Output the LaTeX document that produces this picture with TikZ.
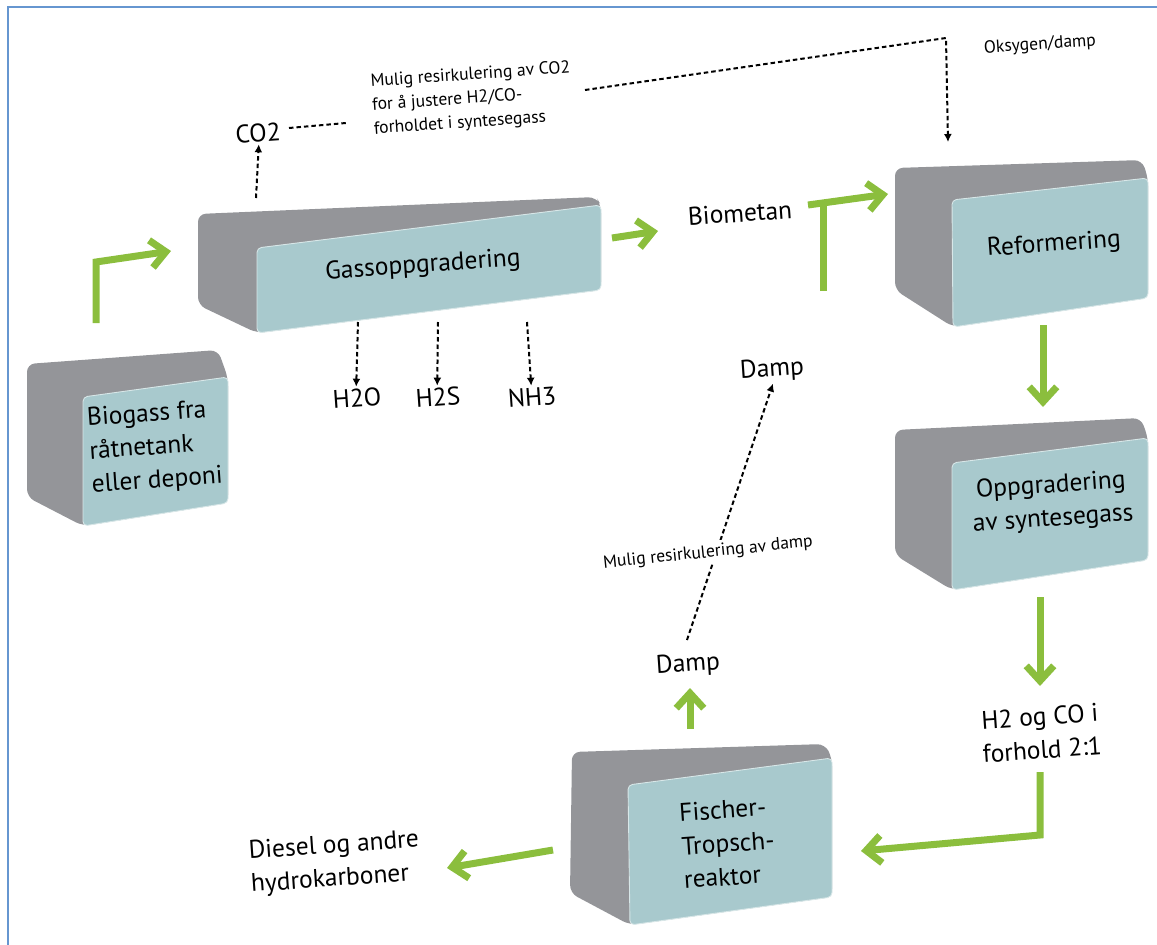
\documentclass[tikz,border=0pt]{standalone}
\usepackage{fontspec}
\setmainfont{PT Sans}
\usetikzlibrary{arrows.meta}
\definecolor{boksgraa}{RGB}{148,149,153}
\definecolor{boksfront}{RGB}{168,201,205}
\definecolor{pilgronn}{RGB}{139,190,61}
\definecolor{rammeblaa}{RGB}{102,150,208}

\tikzset{
  kropp/.style={fill=boksgraa, rounded corners=4.5pt},
  front/.style={fill=boksfront, draw=white!55!boksfront, line width=0.5pt, rounded corners=2.5pt},
  strom/.style={draw=pilgronn, line width=1.4mm, -{Straight Barb[length=3mm, width=5.5mm]}},
  stromlinje/.style={draw=pilgronn, line width=1.4mm},
  stiplet/.style={draw=black, line width=0.4mm, dash pattern=on 0.9mm off 0.6mm},
  stiplpil/.style={stiplet, -{Latex[length=1.6mm, width=1.6mm]}},
  tekst/.style={font=\fontsize{14.5}{19}\selectfont, rotate=4, inner sep=1pt},
  smatekst/.style={font=\fontsize{10}{13.5}\selectfont, rotate=4, inner sep=1pt},
}

\begin{document}
\begin{tikzpicture}[x=0.2mm, y=-0.2mm]
\useasboundingbox (0,0) rectangle (1157,945);
% ramme
\draw[rammeblaa, line width=0.45mm] (8,1000) -- (8,7) -- (1200,7);

% boksene
\fill[kropp] (27,364) -- (218,350) -- (228,378) -- (228,503) -- (83,526) -- (27,497) -- cycle;
\filldraw[front] (83,397) -- (228,377) -- (228,503) -- (83,526) -- cycle;
\fill[kropp] (198,214) -- (596,197) -- (601,205) -- (601,290) -- (257,333) -- (198,305) -- cycle;
\filldraw[front] (257,248) -- (601,205) -- (601,290) -- (257,333) -- cycle;
\fill[kropp] (895,168) -- (1142,160) -- (1148,178) -- (1148,298) -- (953,327) -- (895,290) -- cycle;
\filldraw[front] (952,200) -- (1148,178) -- (1148,298) -- (953,327) -- cycle;
\fill[kropp] (895,430) -- (1141,418) -- (1148,438) -- (1148,560) -- (952,590) -- (895,555) -- cycle;
\filldraw[front] (952,463) -- (1148,438) -- (1148,560) -- (952,590) -- cycle;
\fill[kropp] (572,752) -- (825,744) -- (832,758) -- (832,897) -- (630,925) -- (570,893) -- cycle;
\filldraw[front] (628,785) -- (832,758) -- (832,897) -- (630,925) -- cycle;

% tekster
\node[tekst, align=left] (biogass) at (155,448) {Biogass fra\\råtnetank\\eller deponi};
\node[tekst] (gass) at (423,266) {Gassoppgradering};
\node[tekst] (reform) at (1054,245) {Reformering};
\node[tekst, align=center] (synt) at (1052,503) {Oppgradering\\av syntesegass};
\node[tekst, align=left] (fischer) at (728,843) {Fischer-\\Tropsch-\\reaktor};
\node[tekst] (biometan) at (740,213) {Biometan};
\node[tekst] (co2) at (258,133) {CO2};
\node[tekst] (h2o) at (357,398) {H2O};
\node[tekst] (h2s) at (438,397) {H2S};
\node[tekst] (nh3) at (532,397) {NH3};
\node[tekst] (damp-opp) at (772,370) {Damp};
\node[tekst] (damp-ned) at (688,665) {Damp};
\node[tekst, align=center] (h2co) at (1041,733) {H2 og CO i\\forhold 2:1};
\node[tekst, align=left] (diesel) at (335,863) {Diesel og andre\\hydrokarboner};
\node[smatekst, align=left] (resirk-co2) at (472,99) {Mulig resirkulering av CO2\\for å justere H2/CO-\\forholdet i syntesegass};
\node[smatekst] (oksygen) at (1040,45) {Oksygen/damp};

% koordinater for pilene
\coordinate (bio-ut) at (96,323);
\coordinate (bio-knekk) at (96,262);
\coordinate (gass-inn) at (171,251);
\coordinate (gass-ut) at (612,238);
\coordinate (metan-inn) at (658,231);
\coordinate (metan-ned) at (823,291);
\coordinate (metan-topp) at (823,203);
\coordinate (metan-start) at (808,205);
\coordinate (reform-inn) at (888,194);
\coordinate (reform-ut) at (1043,325);
\coordinate (synt-inn) at (1043,407);
\coordinate (synt-ut) at (1040,597);
\coordinate (h2co-inn) at (1040,686);
\coordinate (h2co-ut) at (1040,772);
\coordinate (h2co-knekk) at (1040,835);
\coordinate (fischer-inn) at (861,851);
\coordinate (fischer-ut) at (553,850);
\coordinate (diesel-inn) at (447,868);
\coordinate (fischer-opp) at (690,729);
\coordinate (damp-inn) at (690,688);
\coordinate (gass-topp) at (256,198);
\coordinate (gass-h2o) at (358,322);
\coordinate (gass-h2s) at (438,322);
\coordinate (gass-nh3) at (527,322);
\coordinate (co2-hale) at (289,128);
\coordinate (co2-slutt) at (346,123);
\coordinate (resirk-start) at (585,90);
\coordinate (resirk-knekk) at (946,38);
\coordinate (reform-topp) at (948,142);
\coordinate (damp-hale) at (687,640);

% gronne piler
\draw[strom] (bio-ut) -- (bio-knekk) -- (gass-inn);
\draw[strom] (gass-ut) -- (metan-inn);
\draw[stromlinje] (metan-ned) -- (metan-topp);
\draw[strom] (metan-start) -- (reform-inn);
\draw[strom] (reform-ut) -- (synt-inn);
\draw[strom] (synt-ut) -- (h2co-inn);
\draw[strom] (h2co-ut) -- (h2co-knekk) -- (fischer-inn);
\draw[strom] (fischer-ut) -- (diesel-inn);
\draw[strom] (fischer-opp) -- (damp-inn);

% stiplede piler
\draw[stiplpil] (gass-topp) -- (co2.south);
\draw[stiplet] (co2-hale) -- (co2-slutt);
\draw[stiplpil] (resirk-start) -- (resirk-knekk) -- (reform-topp);
\draw[stiplpil] (gass-h2o) -- (h2o.north);
\draw[stiplpil] (gass-h2s) -- (h2s.north);
\draw[stiplpil] (gass-nh3) -- (nh3.north);
\draw[stiplpil] (damp-hale) -- (damp-opp.south);
\node[smatekst, rotate=2, fill=white, inner sep=2pt] (resirk-damp) at (708,553) {Mulig resirkulering av damp};
\end{tikzpicture}
\end{document}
--
- **WRITTEN REQUEST**
Repeat only the lines between the start of the data and the line with "(8,7) -- (1200,7);", including those two lines, and skip the pictures.

- **OUTPUT OF THE EXERCISE**
Output the LaTeX document that produces this picture with TikZ.
\documentclass[tikz,border=0pt]{standalone}
\usepackage{fontspec}
\setmainfont{PT Sans}
\usetikzlibrary{arrows.meta}
\definecolor{boksgraa}{RGB}{148,149,153}
\definecolor{boksfront}{RGB}{168,201,205}
\definecolor{pilgronn}{RGB}{139,190,61}
\definecolor{rammeblaa}{RGB}{102,150,208}

\tikzset{
  kropp/.style={fill=boksgraa, rounded corners=4.5pt},
  front/.style={fill=boksfront, draw=white!55!boksfront, line width=0.5pt, rounded corners=2.5pt},
  strom/.style={draw=pilgronn, line width=1.4mm, -{Straight Barb[length=3mm, width=5.5mm]}},
  stromlinje/.style={draw=pilgronn, line width=1.4mm},
  stiplet/.style={draw=black, line width=0.4mm, dash pattern=on 0.9mm off 0.6mm},
  stiplpil/.style={stiplet, -{Latex[length=1.6mm, width=1.6mm]}},
  tekst/.style={font=\fontsize{14.5}{19}\selectfont, rotate=4, inner sep=1pt},
  smatekst/.style={font=\fontsize{10}{13.5}\selectfont, rotate=4, inner sep=1pt},
}

\begin{document}
\begin{tikzpicture}[x=0.2mm, y=-0.2mm]
\useasboundingbox (0,0) rectangle (1157,945);
% ramme
\draw[rammeblaa, line width=0.45mm] (8,1000) -- (8,7) -- (1200,7);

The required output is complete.